What a professional title page does NOT include:

  • No course information
  • No instructor name
  • No due date

The APA 7 Running Head Question

The APA 7 running head causes more confusion than any other APA 7 format element. Here are the rules, clearly stated:

  • Student papers: No APA 7 running head. Just the page number in the top-right corner.
  • Professional papers: APA 7 running head required on every page, flush left, ALL CAPS, maximum 50 characters.
  • Exception: If your instructor specifically requires a running head on a student paper, include one. The instructor's requirements always override the default APA guidelines.

The running head is a shortened version of your paper title. If your title is "The Effects of Social Media on Adolescent Mental Health in Urban Environments," your running head might be "SOCIAL MEDIA AND ADOLESCENT MENTAL HEALTH."

Common APA 7 Title Page Mistakes

Title not bolded. APA 7 requires the title to be bold. This was not required in APA 6, and it's one of the most frequently missed changes.

Title too long. While there's no hard character limit on the paper title itself, it should be focused and concise, ideally no more than 12 words. Avoid unnecessary phrases like "A Study of..." or "An Investigation Into..." They add length without adding meaning.

Incorrect vertical positioning. The title should appear about one-third of the way down the page, not at the very top and not exactly centered vertically. The space below the last element (due date for students, author note for professionals) should be larger than the space above the title.

Missing elements. Student papers commonly omit the course information or instructor name. Professional papers commonly omit the author note or format it as a single paragraph instead of the structured four-paragraph format.

Wrong date format. Use the date format standard in your country or as specified by your instructor. In the US, this is typically Month Day, Year (February 17, 2026).

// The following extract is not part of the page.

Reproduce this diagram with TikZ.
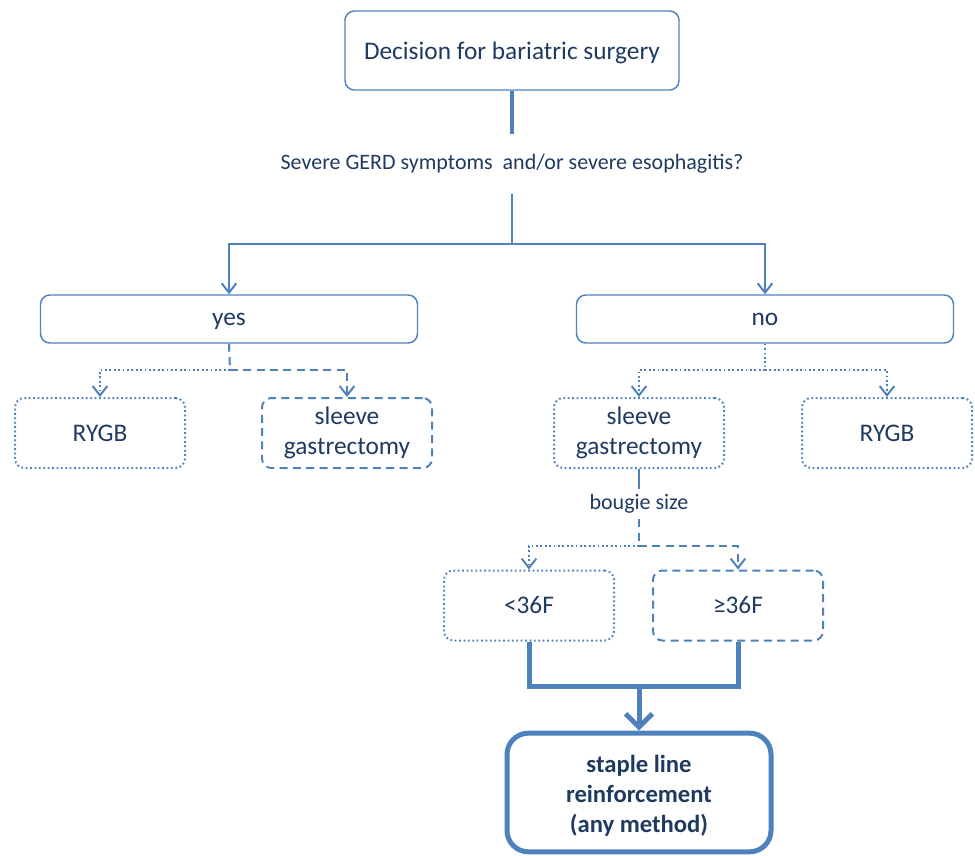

Formatting the Title Itself

Regardless of paper type, the title follows these rules:

  • Bold
  • Centered
  • Title Case (capitalize major words, lowercase minor words like "and," "the," "of")
  • No abbreviations unless they're universally understood
  • No quotation marks
  • Can span one or two lines
  • Double-spaced like everything else in the document

Why It Matters

Your APA 7 title page is the first impression your paper makes. A correctly formatted APA 7 title page signals that you've read the guidelines, you understand the difference between the APA 7 student paper format and professional conventions, and you care about details. A poorly formatted title page does the opposite — and it happens before anyone reads a single word of your argument. No APA 7 sample paper or APA 7 example will save you if the first page is wrong.